I gave Will a bath last night, as I’ve done many times in the last six months. I stripped him down, switched on the water without hardly a thought and then put the Aveeno in to make some suds. I laid him down in the water and had a field day. Splashing around, kicking his feet, squealing in absolute delight as if baths were the coolest thing on the planet and he was James Dean.
But when I picked him up out of the tub, something was horribly wrong.
Will looked like a wild animal. It was as if something in the water had caused some sort of awful mutation and as a result Will was sprouting hair all over his body. Sometimes in clumps, sometimes in wet strands…it covered him and he even had hair wrapped around his fingers. Basically, it looked like I spawned the Wolfman.
That’s when I realized it wasn’t some kind of nuclear accident. It was my wife.
I know I’m going to get in trouble for this, but so be it. I need to know, what the hell is up with women leaving piles of hair in the shower?!?!?! It’s disgusting and a little concerning if you ask me.
Look, my wife is hot.
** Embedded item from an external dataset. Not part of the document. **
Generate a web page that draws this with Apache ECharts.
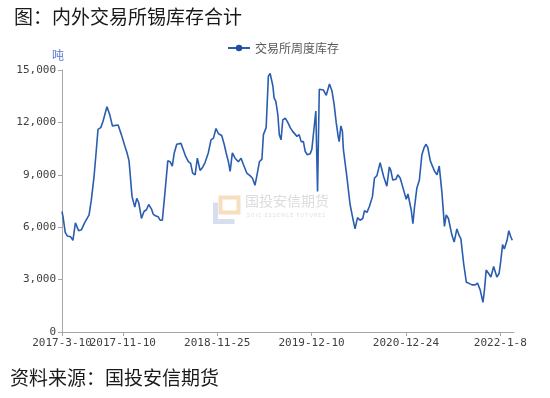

She is not some hairy beast who never grooms herself. Quite to the contrary she keeps herself very well maintained and always looks well put together. But if you were a guest in our house and you had merely used our shower without meeting my wife first, you would think she was some sort of Monkey Woman. Honest to God, I actually asked her yesterday if she had taken it upon herself to give the dogs a bath in the tub because there was so much hair in the drain.
It’s as if she morphs into Chewbacca when she enters the shower. This morning I actually listened for the Chewy’s trademark groaning from just outside the door. Either that or she’s cheating on me with a Wookie and they make hot, hairy love in the shower while I’m gone.
And it’s not like she’s going bald. She’s German and she’s got very thick, beautiful hair. I checked her over myself for bald spots out of concern yesterday. Her excuse is that she’s losing her pregnancy hair. WHAT???? Losing pregnancy hair? That’s just weird and it doesn’t make any sense to me. Pregnancy hair…thank God I’m a dude.
But the fact remains that something must be done. If not for my sanity, for the safety of my child. I’m tired of pulling Will out of the tub only to find he’s grown a handlebar mustache during his bath.
And I’m fully aware that most of you — my good readers — are women and mothers and maybe my wife is right. Maybe this is a common occurrence and I’m making a big deal out of nothing. But as guys we’re always hearing about how disgusting we are, how messy we are, how we don’t clean up after ourselves. Well screw that! My wife is literally shedding and I’m stuck wrestling with clumps and strands of hair on a daily basis. I’m afraid to ever take a bath for fear the hairs might collectively rise up against me and drown me.